Among the records below, find each line that includes the string "this" and copy it.

>> Begin Items

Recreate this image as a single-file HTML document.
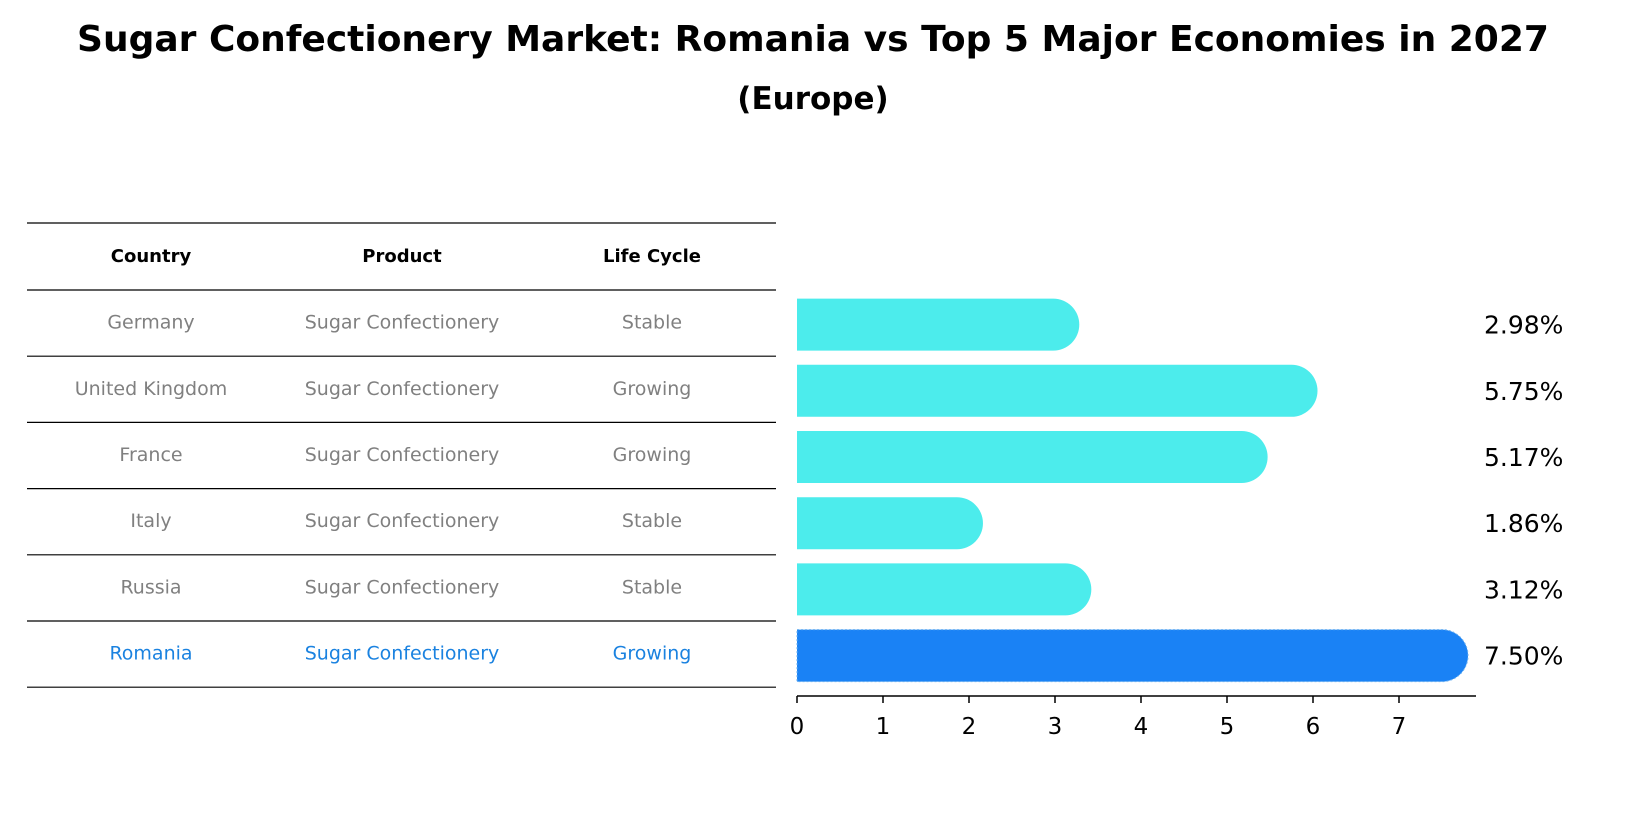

>> End Items
>> Begin Items

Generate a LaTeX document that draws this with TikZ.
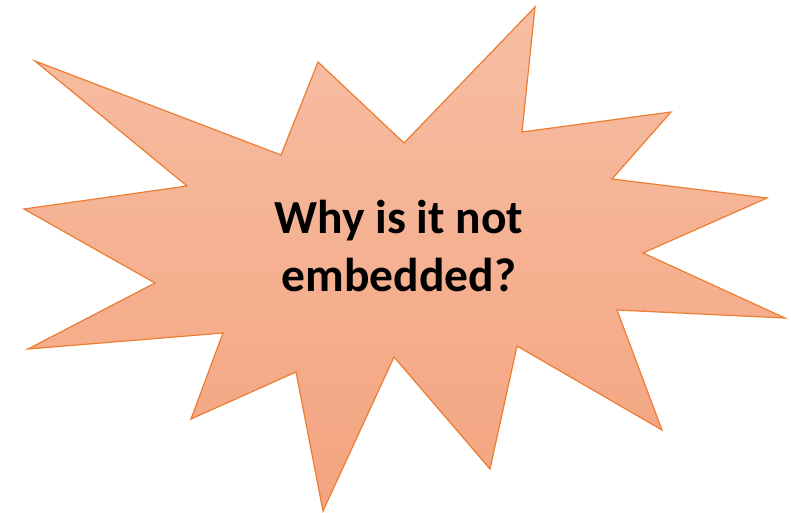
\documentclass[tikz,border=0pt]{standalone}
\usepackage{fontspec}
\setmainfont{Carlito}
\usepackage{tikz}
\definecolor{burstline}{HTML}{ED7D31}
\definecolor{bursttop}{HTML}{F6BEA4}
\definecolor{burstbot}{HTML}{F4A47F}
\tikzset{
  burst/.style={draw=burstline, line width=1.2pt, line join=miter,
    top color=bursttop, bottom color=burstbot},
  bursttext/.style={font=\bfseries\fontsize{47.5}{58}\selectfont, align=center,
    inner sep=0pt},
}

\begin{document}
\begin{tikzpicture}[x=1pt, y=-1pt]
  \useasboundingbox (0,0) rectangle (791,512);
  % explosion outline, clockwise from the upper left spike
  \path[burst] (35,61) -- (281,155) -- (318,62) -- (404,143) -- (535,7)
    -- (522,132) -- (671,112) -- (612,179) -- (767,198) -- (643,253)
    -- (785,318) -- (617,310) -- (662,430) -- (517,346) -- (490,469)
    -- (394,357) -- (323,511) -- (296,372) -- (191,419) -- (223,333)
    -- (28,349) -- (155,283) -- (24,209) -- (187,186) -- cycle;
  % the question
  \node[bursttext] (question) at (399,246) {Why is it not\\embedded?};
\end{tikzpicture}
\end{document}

>> End Items
>> Begin Items

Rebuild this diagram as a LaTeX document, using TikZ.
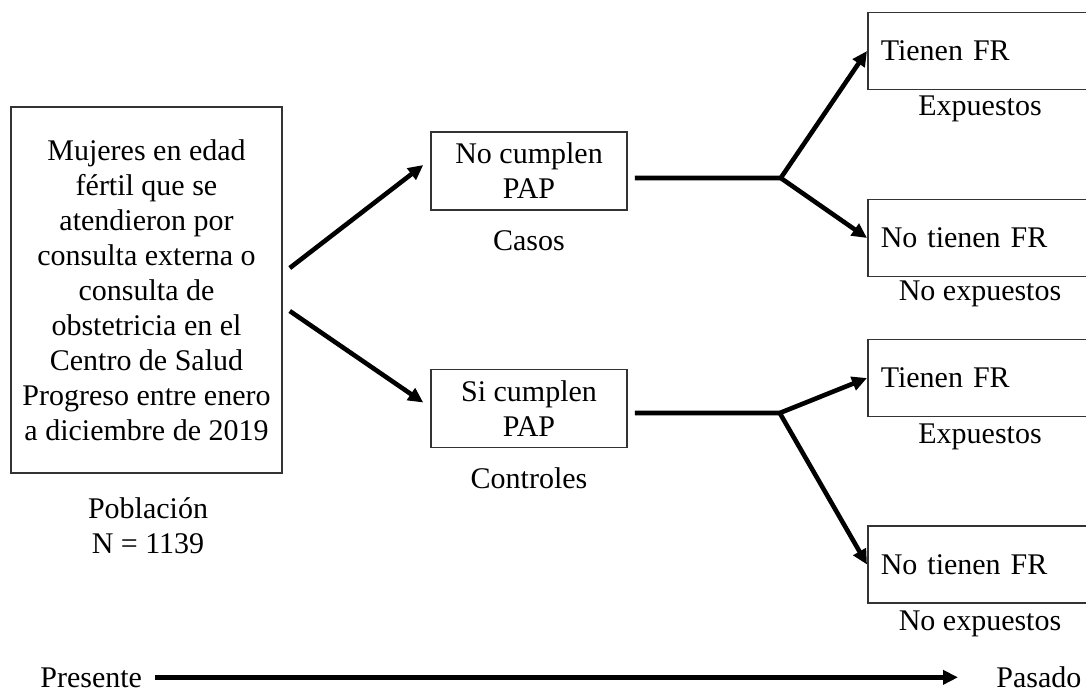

>> End Items

* Exercise answer
Recreate this image as a single-file HTML document.
Generate a LaTeX document that draws this with TikZ.
Rebuild this diagram as a LaTeX document, using TikZ.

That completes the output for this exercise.